Cette modification se ressent quelque peu au visionnage du film, les exactions d'un tueur en série ganté étant montées en parallèle aux passages voyant évoluer l'héroïne Mme Wardh, sans que leurs itinéraires ne se croisent avant que le film ne rentre en mode thriller dans sa seconde partie. Mais finalement, cela s'avère cohérent avec l'histoire qui nous est montrée.
D'abord parce que
Ensuite, parce que cela laisse le temps au scénario de développer la personnalité de son héroïne, bourgeoise insatisfaite, délaissée par son mari, harcelée par son ancien amant Jean avec lequel elle entretenait des rapports sadomasochistes, et qui trompe son ennui en nouant en nouant une relation amoureuse avec le beau gosse George.
La première heure est l'occasion pour Martino de signer deux très beaux flashbacks qui nous décrivent les rapports troubles entre Jean et Julie. Filmés au ralenti, ils distillent une certaine poésie: le premier où Jean prend sauvagement sa compagne sous une pluie diluvienne, le second où il la lacère avec une bouteille de champagne brisée.
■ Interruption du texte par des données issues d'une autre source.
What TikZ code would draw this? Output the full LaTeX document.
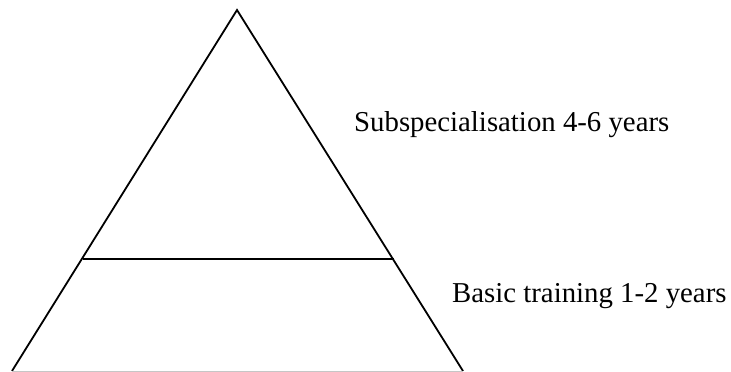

Les scènes mettant en scène le tueur sont loin d'être mémorables mais offrent des moments de respiration à suspense ou sanglant venant nous rappeler qu'on est bien dans un film à vocation horrifico-policière. Et le suspense reprend ses droits dans la deuxième heure, d'abord grâce à une belle scène de meurtre où l'amie de l'héroïne se fait attaquer dans un parc public fermé (similaire à une scène de
Quatre mouches de velours gris d'Argento), puis par une attaque dans un parking souterrain.
Dans le dernier tiers, le réalisateur délocalise l'action en Espagne, tout comme il le fera dans son film suivant
La Queue du scorpion, le climat ensoleillé tranchant avec l'atmosphère urbaine du reste du métrage.
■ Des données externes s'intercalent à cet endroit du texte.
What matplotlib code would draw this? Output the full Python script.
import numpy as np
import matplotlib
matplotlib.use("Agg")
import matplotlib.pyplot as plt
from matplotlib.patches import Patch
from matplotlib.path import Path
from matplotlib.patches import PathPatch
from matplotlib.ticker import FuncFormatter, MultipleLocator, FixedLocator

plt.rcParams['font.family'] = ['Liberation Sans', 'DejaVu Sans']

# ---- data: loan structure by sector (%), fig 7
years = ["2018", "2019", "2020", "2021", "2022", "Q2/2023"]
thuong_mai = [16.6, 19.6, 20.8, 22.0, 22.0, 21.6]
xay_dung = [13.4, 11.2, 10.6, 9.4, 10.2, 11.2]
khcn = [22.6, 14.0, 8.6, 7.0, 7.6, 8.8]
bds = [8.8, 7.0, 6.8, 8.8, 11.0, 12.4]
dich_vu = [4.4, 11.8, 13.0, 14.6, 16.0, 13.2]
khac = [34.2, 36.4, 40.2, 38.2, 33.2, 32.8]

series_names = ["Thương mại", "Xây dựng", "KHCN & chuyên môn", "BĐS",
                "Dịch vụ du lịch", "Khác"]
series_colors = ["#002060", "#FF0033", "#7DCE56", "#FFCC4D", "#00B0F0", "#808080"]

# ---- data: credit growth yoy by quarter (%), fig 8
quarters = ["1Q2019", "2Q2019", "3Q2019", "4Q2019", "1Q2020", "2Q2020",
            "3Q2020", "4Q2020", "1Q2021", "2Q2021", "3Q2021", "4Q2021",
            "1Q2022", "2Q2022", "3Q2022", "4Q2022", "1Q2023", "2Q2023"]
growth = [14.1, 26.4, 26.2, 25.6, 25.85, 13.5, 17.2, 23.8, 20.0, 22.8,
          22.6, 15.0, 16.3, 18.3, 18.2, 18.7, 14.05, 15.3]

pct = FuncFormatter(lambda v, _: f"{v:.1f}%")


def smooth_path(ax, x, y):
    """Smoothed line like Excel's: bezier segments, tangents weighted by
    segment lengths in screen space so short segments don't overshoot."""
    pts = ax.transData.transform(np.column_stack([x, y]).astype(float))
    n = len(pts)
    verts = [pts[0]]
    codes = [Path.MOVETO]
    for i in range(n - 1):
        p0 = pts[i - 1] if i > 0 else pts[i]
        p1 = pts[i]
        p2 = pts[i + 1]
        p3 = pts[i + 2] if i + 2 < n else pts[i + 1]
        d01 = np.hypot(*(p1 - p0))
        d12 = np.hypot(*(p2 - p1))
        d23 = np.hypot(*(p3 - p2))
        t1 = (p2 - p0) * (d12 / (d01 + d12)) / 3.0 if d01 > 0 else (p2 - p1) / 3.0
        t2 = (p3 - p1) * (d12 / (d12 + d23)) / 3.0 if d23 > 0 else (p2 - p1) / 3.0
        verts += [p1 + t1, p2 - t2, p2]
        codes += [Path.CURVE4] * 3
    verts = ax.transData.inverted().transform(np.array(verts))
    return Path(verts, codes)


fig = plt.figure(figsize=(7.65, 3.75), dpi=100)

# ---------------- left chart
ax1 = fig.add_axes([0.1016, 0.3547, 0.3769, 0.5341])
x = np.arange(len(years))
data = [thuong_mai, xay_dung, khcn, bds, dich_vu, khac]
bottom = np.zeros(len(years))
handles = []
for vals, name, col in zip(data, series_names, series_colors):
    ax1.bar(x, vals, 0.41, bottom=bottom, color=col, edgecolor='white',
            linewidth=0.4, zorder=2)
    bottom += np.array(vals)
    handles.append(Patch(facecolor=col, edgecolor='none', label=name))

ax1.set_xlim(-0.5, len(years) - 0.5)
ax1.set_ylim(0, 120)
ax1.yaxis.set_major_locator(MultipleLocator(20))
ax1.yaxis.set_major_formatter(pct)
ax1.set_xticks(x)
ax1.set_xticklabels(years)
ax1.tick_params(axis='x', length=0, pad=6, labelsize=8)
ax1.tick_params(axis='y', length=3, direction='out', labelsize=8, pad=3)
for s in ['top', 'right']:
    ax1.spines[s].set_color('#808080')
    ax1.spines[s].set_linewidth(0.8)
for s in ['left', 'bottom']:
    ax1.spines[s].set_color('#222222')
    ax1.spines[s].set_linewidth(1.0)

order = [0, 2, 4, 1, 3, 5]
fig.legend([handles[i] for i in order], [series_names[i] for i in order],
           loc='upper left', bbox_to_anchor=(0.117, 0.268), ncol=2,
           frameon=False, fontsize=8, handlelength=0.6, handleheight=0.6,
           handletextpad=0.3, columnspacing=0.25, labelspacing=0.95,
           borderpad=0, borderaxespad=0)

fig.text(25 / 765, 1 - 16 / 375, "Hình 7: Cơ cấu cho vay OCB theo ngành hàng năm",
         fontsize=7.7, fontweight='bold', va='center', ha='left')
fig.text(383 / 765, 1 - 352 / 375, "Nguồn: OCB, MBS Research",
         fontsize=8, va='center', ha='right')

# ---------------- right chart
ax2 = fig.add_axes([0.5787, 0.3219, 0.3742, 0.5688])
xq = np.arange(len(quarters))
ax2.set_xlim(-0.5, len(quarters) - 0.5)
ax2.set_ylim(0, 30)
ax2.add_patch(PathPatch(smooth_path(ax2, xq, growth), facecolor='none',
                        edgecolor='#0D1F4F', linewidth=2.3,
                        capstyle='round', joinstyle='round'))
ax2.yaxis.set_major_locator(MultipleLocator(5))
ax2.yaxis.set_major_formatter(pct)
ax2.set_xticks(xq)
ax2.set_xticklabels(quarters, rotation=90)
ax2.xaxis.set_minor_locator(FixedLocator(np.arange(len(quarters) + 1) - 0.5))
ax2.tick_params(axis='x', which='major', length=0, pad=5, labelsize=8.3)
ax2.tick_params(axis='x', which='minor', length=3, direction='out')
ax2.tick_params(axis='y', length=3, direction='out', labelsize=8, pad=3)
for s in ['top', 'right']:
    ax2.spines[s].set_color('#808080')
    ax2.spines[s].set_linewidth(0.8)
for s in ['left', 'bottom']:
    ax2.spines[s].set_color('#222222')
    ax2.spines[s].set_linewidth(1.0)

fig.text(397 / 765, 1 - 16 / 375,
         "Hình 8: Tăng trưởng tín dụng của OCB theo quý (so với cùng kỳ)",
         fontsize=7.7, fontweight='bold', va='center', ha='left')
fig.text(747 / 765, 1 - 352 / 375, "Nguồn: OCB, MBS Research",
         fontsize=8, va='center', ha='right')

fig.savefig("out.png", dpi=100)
Cette dernière partie est l'occasion de démêler les fils de l'intrigue.
Les révélations s'enchaînent alors à un rythme soutenu un peu comme lors du dénouement de
Ton Vice est une chambre close dont moi seul ai la clé. La scène de maquillage de l'assassinat rythmé par les pulsations cardiaques de la victime constitue, elle, un beau morceau de suspense.
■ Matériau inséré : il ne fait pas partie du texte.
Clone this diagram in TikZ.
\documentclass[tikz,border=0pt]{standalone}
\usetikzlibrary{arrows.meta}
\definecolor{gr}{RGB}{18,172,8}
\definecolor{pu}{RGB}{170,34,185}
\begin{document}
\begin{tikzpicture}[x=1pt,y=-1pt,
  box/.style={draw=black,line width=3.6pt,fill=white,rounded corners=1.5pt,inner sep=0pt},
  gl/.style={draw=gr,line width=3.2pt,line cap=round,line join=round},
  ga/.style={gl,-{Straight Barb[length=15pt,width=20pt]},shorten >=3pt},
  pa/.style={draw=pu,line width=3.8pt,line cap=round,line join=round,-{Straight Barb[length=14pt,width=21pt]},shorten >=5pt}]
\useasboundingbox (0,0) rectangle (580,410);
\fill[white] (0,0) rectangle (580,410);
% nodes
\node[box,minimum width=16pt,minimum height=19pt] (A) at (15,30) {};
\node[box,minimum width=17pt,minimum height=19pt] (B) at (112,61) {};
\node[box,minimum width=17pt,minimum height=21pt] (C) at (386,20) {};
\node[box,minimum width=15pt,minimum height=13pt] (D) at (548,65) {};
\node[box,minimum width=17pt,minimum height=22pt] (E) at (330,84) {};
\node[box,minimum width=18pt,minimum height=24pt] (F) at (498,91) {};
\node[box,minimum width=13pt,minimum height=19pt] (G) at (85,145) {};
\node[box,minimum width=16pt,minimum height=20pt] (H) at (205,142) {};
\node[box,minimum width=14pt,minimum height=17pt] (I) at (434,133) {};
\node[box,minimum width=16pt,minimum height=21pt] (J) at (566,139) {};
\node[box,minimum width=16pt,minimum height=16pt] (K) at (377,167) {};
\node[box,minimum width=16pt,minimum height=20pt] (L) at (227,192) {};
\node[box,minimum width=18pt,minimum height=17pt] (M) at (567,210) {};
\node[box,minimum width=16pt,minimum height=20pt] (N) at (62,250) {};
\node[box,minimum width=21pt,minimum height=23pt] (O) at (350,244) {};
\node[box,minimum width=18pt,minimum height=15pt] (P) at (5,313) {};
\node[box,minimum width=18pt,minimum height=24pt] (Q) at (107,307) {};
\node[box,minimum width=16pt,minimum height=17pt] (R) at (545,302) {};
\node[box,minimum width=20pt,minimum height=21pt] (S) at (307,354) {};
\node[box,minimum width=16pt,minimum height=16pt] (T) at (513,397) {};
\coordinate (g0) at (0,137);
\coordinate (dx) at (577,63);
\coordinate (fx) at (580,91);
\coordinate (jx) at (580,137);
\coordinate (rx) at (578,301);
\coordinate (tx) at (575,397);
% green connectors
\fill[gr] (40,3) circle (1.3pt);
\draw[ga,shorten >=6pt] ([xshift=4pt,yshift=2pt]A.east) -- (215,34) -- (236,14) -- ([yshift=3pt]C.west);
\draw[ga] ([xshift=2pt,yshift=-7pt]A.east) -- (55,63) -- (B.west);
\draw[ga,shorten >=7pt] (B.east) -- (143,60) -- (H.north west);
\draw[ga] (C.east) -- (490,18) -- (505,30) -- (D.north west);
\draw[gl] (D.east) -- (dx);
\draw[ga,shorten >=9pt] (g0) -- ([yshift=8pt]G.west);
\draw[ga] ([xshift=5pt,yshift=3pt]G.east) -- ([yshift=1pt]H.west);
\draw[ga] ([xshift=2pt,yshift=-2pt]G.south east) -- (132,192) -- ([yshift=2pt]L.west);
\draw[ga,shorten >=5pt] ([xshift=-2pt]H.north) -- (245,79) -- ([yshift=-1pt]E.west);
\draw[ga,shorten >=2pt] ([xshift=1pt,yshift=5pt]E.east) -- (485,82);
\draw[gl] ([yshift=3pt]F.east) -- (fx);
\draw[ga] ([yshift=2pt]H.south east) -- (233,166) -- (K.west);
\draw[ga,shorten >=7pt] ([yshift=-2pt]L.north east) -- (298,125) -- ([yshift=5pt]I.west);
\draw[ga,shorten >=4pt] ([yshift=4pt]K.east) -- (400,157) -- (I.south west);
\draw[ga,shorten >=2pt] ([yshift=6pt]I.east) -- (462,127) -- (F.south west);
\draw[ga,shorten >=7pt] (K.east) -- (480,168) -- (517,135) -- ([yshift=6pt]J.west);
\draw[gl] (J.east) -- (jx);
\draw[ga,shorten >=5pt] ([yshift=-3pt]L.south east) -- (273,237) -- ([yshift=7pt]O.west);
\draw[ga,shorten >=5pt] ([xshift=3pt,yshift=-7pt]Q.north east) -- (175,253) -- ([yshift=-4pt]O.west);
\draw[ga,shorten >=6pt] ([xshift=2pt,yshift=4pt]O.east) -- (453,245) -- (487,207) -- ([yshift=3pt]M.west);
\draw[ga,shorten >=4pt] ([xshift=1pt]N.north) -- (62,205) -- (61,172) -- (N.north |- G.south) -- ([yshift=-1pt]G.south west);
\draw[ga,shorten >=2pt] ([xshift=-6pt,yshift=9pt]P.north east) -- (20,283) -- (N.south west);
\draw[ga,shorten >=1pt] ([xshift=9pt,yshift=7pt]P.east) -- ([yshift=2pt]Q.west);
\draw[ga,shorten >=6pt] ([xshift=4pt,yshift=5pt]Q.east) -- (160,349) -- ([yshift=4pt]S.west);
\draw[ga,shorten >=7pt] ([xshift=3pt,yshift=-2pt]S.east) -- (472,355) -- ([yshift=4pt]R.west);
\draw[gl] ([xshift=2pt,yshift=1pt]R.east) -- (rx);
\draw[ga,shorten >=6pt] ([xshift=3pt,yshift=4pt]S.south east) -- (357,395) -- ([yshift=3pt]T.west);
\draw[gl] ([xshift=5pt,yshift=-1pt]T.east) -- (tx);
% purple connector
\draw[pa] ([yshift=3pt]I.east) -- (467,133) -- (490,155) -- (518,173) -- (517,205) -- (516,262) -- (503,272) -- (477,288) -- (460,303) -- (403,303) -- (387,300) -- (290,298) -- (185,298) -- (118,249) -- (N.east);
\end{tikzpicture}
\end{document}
Sergio Martino livre un travail soigné et bénéficie de la jolie photo d’Emilio Foriscot et Floriano Trenker. Nora Orlandi signe une partition réussie, avec trois thèmes distincts: le premier pour illustrer l'idylle naissante entre Julie et George, le deuxième à base de coeurs étranglés pour la personnalité trouble de Jean et sa relation SM avec Julie (repris par Tarantino dans
Kill Bill vol. 2) et le dernier comme thème du tueur.
S'il met un peu de temps à démarrer, L'Etrange vice de Mme Wardh se densifie au fur à mesure de son déroulement pour constituer, au final, un giallo de très honnête facture. Le cycle giallo de son réalisateur démarrait sous de bons auspices...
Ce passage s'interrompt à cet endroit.